What is needed —
In the records below, find the line with "Recreate this image" and the line with "plt.rcParams['font.family'] = ['Liberation"; return exactly those lines and every line between them.

** Begin Records provided **

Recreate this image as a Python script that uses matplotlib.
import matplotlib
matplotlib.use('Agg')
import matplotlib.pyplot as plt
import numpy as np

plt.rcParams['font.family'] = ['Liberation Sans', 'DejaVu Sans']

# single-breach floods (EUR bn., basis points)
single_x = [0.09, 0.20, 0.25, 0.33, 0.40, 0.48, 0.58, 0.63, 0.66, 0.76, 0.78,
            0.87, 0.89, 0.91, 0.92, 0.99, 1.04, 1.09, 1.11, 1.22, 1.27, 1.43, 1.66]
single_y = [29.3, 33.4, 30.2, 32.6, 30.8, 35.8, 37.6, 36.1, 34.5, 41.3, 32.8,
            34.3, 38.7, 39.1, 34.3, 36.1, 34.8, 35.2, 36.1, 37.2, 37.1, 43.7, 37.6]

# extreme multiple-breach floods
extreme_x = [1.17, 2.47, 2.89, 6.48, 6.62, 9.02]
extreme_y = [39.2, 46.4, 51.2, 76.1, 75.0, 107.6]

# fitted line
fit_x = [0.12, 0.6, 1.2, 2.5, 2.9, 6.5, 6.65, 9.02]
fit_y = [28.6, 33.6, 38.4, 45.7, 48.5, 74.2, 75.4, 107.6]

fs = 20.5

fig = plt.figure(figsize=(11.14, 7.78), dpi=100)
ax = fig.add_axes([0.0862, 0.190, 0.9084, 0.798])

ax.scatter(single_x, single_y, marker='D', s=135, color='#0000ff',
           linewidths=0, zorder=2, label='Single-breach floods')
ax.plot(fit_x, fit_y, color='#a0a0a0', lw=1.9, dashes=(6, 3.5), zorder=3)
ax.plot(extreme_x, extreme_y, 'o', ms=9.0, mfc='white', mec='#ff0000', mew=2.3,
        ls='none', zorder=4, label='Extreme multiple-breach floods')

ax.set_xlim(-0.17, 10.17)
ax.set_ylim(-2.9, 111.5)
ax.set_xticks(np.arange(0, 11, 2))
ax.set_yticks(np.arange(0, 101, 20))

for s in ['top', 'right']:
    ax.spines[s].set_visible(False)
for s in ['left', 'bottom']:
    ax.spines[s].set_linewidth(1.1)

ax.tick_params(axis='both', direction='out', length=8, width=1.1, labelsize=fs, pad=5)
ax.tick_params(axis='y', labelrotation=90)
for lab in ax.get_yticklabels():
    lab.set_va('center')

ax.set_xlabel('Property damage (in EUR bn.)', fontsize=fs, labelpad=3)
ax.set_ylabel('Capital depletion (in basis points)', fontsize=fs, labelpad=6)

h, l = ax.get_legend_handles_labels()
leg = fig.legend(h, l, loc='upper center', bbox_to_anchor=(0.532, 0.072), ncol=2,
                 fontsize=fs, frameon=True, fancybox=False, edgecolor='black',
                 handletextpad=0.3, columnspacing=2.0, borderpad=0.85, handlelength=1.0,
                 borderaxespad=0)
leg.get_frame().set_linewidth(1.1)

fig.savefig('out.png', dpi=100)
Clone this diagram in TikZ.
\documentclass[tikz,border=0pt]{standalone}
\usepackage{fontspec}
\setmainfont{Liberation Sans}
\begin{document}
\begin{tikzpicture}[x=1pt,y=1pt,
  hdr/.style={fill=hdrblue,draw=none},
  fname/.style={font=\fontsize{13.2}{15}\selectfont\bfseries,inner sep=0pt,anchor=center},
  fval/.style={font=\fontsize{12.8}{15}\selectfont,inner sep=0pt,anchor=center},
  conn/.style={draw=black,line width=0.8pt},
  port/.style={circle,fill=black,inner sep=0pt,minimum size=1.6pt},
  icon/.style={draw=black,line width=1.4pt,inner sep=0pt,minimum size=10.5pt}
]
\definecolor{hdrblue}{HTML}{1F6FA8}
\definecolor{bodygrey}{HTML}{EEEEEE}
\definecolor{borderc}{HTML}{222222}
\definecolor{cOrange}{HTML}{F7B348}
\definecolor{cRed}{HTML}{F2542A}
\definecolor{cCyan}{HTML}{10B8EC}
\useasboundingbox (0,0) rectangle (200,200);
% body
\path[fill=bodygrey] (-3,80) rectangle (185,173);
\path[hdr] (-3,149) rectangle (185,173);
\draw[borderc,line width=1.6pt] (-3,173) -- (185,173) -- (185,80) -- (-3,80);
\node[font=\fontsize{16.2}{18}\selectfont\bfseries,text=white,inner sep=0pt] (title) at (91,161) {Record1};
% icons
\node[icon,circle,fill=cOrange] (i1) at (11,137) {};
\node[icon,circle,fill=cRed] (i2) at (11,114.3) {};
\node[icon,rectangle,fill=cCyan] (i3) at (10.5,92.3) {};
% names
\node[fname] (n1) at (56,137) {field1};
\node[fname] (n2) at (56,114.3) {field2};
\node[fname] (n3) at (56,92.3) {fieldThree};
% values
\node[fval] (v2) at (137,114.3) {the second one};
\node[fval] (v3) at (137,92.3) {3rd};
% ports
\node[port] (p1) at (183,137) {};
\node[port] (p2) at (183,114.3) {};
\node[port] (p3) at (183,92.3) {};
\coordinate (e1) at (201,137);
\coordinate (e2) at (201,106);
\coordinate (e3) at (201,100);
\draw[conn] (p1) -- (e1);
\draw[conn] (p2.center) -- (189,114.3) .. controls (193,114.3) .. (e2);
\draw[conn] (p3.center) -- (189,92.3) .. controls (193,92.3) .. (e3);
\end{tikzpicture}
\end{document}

** End Records provided **
** Begin Records provided **

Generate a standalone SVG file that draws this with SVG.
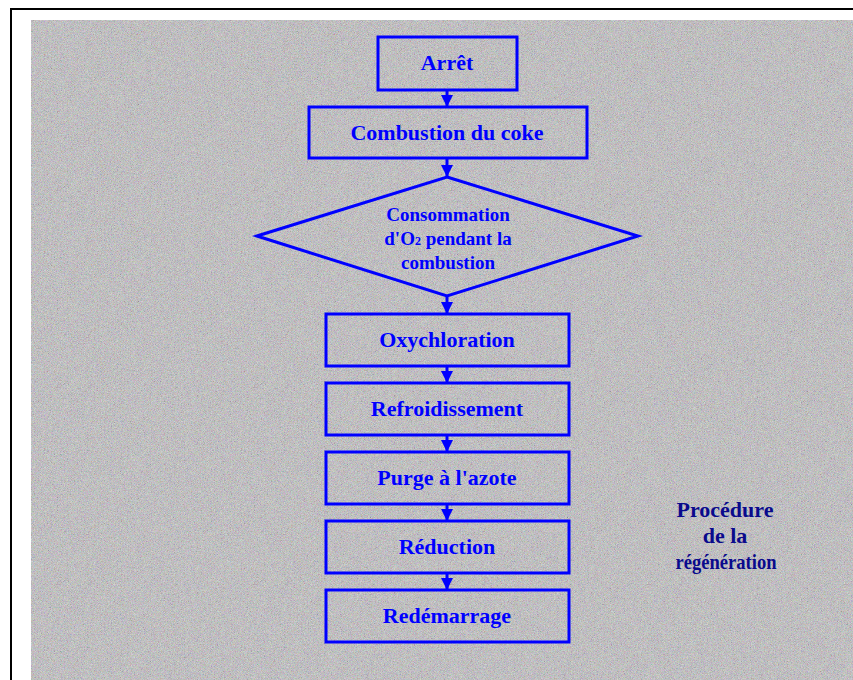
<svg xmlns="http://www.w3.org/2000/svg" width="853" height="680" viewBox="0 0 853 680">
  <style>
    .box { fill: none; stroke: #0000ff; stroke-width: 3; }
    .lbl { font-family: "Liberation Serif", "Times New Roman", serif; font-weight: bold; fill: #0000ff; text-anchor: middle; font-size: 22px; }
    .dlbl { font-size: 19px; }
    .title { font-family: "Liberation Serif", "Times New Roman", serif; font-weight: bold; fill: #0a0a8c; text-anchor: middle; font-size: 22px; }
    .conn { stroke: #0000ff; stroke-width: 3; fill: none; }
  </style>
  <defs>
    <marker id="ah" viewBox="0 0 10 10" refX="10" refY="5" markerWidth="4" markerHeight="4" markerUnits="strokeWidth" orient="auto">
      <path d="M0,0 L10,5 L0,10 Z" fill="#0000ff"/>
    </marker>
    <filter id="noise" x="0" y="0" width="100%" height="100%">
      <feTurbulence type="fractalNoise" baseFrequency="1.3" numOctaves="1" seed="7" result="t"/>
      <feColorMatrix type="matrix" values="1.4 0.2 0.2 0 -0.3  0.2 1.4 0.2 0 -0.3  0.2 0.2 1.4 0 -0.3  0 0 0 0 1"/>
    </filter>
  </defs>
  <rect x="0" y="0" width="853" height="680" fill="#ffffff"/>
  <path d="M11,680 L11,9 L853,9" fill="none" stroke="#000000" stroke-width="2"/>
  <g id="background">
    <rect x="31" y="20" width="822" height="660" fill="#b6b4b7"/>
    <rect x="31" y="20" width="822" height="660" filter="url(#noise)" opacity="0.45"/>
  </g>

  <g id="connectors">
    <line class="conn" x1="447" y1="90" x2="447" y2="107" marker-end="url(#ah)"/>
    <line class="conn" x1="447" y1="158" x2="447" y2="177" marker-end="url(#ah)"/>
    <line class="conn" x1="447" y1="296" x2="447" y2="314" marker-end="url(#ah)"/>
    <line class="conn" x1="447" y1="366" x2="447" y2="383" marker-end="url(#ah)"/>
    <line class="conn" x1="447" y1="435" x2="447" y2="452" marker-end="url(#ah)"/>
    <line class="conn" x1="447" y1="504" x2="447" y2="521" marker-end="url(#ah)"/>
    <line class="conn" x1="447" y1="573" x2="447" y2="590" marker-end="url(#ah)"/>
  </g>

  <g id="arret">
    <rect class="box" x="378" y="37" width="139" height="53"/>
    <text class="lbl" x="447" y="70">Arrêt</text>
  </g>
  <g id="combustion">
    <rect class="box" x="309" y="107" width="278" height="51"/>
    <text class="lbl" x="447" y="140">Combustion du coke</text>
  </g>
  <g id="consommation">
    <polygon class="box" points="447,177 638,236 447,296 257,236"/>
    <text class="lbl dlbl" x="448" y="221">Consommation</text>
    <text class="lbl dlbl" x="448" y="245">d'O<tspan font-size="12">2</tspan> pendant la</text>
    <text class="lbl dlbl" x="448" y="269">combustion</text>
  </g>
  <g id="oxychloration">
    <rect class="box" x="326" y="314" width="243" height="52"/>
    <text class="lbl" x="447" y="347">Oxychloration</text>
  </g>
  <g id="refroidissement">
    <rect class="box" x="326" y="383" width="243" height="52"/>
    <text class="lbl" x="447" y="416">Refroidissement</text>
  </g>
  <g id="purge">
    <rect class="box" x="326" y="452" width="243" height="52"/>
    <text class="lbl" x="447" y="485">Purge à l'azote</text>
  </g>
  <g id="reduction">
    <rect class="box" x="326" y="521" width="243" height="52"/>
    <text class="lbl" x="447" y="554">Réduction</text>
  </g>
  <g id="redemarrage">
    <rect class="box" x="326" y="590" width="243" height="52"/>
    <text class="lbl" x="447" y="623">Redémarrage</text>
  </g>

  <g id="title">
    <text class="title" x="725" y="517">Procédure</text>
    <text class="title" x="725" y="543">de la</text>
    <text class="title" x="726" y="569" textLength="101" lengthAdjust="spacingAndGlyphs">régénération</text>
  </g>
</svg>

** End Records provided **
** Begin Records provided **

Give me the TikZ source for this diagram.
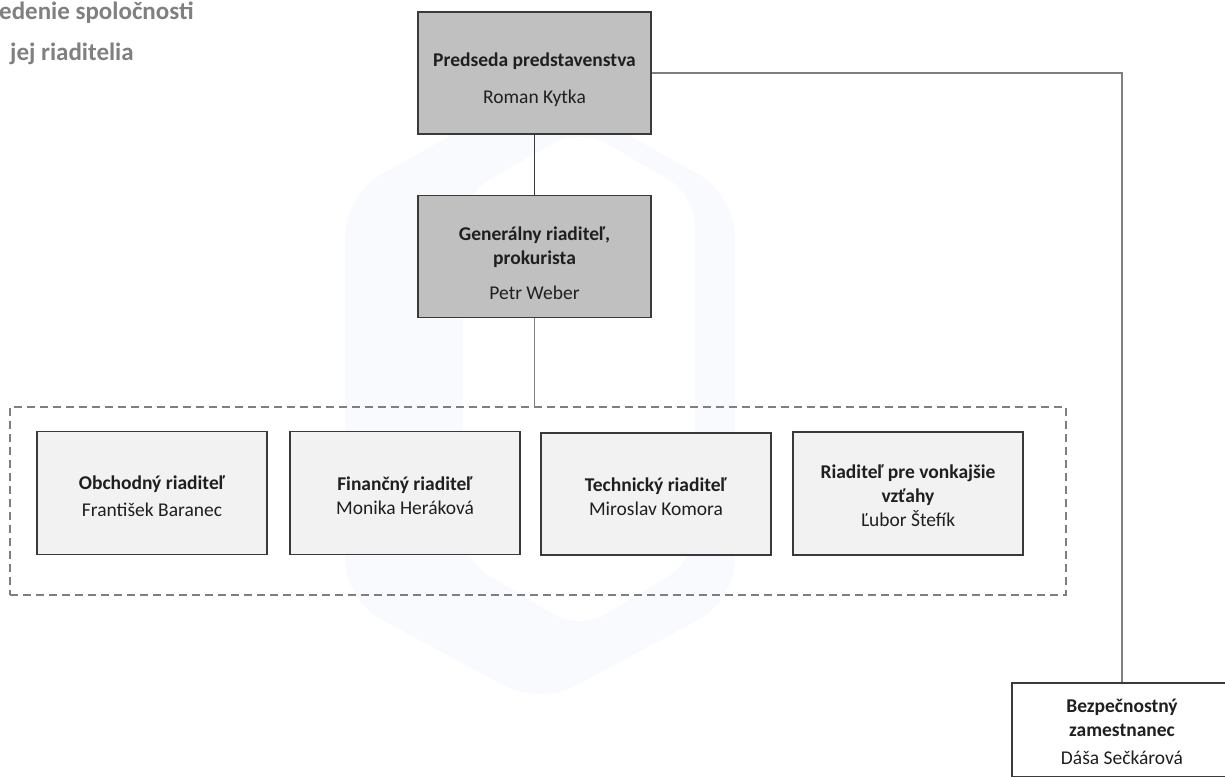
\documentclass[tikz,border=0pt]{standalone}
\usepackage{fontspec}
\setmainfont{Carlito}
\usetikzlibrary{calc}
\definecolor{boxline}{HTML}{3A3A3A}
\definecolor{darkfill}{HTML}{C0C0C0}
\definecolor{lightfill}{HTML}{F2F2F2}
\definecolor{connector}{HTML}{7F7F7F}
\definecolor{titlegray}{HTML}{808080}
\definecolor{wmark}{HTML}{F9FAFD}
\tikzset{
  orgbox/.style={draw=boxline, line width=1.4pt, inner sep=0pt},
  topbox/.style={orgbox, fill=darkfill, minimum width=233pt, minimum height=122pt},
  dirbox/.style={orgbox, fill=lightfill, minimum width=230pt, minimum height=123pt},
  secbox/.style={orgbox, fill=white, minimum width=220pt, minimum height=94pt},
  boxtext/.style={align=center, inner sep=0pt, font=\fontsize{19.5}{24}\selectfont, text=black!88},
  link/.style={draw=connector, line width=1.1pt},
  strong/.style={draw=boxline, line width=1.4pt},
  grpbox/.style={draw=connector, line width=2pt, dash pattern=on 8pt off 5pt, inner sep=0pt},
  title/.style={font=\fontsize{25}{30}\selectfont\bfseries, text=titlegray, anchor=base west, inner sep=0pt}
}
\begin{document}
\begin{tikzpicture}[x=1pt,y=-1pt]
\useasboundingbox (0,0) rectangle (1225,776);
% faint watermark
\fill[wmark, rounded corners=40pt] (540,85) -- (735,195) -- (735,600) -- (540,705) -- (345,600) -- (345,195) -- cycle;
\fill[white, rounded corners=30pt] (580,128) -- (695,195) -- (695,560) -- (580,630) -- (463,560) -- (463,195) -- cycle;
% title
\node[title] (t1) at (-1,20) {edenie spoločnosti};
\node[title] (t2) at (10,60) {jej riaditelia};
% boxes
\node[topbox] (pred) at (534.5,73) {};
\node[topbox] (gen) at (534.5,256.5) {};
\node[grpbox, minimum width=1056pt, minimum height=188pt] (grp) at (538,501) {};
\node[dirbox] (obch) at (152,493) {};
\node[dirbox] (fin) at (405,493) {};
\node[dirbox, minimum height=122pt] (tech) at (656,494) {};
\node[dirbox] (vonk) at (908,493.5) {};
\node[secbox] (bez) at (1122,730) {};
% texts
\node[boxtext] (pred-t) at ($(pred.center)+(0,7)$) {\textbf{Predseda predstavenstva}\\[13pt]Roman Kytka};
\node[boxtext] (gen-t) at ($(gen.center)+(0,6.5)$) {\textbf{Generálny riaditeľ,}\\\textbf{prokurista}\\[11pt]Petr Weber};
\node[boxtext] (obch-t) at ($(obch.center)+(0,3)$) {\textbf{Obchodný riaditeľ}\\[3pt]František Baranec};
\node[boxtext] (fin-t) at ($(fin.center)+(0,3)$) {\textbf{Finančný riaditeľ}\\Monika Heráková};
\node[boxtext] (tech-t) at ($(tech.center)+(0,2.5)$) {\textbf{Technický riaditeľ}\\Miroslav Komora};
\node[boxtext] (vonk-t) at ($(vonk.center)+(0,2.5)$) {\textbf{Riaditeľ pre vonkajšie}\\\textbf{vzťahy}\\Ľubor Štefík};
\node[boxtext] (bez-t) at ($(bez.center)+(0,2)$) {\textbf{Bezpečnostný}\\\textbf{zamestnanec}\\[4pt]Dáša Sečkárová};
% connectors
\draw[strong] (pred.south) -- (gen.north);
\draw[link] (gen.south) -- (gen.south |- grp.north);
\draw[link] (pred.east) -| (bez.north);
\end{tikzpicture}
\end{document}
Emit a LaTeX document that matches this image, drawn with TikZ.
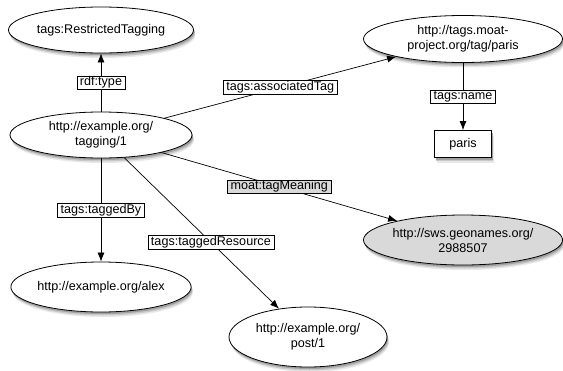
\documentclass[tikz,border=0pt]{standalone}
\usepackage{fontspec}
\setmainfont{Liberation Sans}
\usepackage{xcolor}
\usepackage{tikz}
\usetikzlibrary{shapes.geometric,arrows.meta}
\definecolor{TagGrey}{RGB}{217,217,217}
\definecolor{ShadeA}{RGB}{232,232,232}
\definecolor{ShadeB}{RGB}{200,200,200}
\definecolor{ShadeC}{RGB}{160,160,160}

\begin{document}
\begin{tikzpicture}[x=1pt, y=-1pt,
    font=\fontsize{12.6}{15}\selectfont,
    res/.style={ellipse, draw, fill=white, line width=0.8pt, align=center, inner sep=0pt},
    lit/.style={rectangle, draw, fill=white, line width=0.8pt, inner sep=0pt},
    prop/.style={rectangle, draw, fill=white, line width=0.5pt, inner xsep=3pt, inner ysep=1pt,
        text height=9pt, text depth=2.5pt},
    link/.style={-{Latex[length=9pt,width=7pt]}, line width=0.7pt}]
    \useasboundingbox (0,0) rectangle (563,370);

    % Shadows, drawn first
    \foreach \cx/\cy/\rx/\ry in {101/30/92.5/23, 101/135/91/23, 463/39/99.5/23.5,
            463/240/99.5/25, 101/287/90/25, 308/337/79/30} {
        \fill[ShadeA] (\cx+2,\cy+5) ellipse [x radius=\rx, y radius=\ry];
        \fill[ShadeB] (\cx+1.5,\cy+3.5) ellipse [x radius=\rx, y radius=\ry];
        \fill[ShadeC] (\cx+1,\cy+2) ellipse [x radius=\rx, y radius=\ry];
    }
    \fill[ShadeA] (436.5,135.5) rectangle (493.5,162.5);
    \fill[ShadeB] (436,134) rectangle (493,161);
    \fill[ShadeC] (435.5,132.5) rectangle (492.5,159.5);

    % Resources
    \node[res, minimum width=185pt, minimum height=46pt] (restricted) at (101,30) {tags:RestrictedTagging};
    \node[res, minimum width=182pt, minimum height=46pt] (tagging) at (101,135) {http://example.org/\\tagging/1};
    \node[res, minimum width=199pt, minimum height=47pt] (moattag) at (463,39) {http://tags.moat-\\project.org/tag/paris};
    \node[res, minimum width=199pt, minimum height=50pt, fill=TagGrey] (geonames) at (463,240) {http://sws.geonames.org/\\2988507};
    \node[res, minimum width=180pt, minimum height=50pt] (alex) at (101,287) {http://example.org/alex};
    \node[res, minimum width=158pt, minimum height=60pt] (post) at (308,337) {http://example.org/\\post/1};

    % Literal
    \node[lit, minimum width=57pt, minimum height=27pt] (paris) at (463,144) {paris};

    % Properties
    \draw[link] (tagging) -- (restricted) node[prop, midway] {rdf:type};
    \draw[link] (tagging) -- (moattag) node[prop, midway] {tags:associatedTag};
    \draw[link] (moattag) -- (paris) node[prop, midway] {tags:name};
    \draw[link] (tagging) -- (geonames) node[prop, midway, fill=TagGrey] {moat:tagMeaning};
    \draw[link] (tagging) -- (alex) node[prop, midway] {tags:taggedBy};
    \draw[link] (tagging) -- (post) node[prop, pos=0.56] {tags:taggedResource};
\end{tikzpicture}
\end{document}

** End Records provided **

Complete output —
Recreate this image as a Python script that uses matplotlib.
import matplotlib
matplotlib.use('Agg')
import matplotlib.pyplot as plt
import numpy as np

plt.rcParams['font.family'] = ['Liberation Sans', 'DejaVu Sans']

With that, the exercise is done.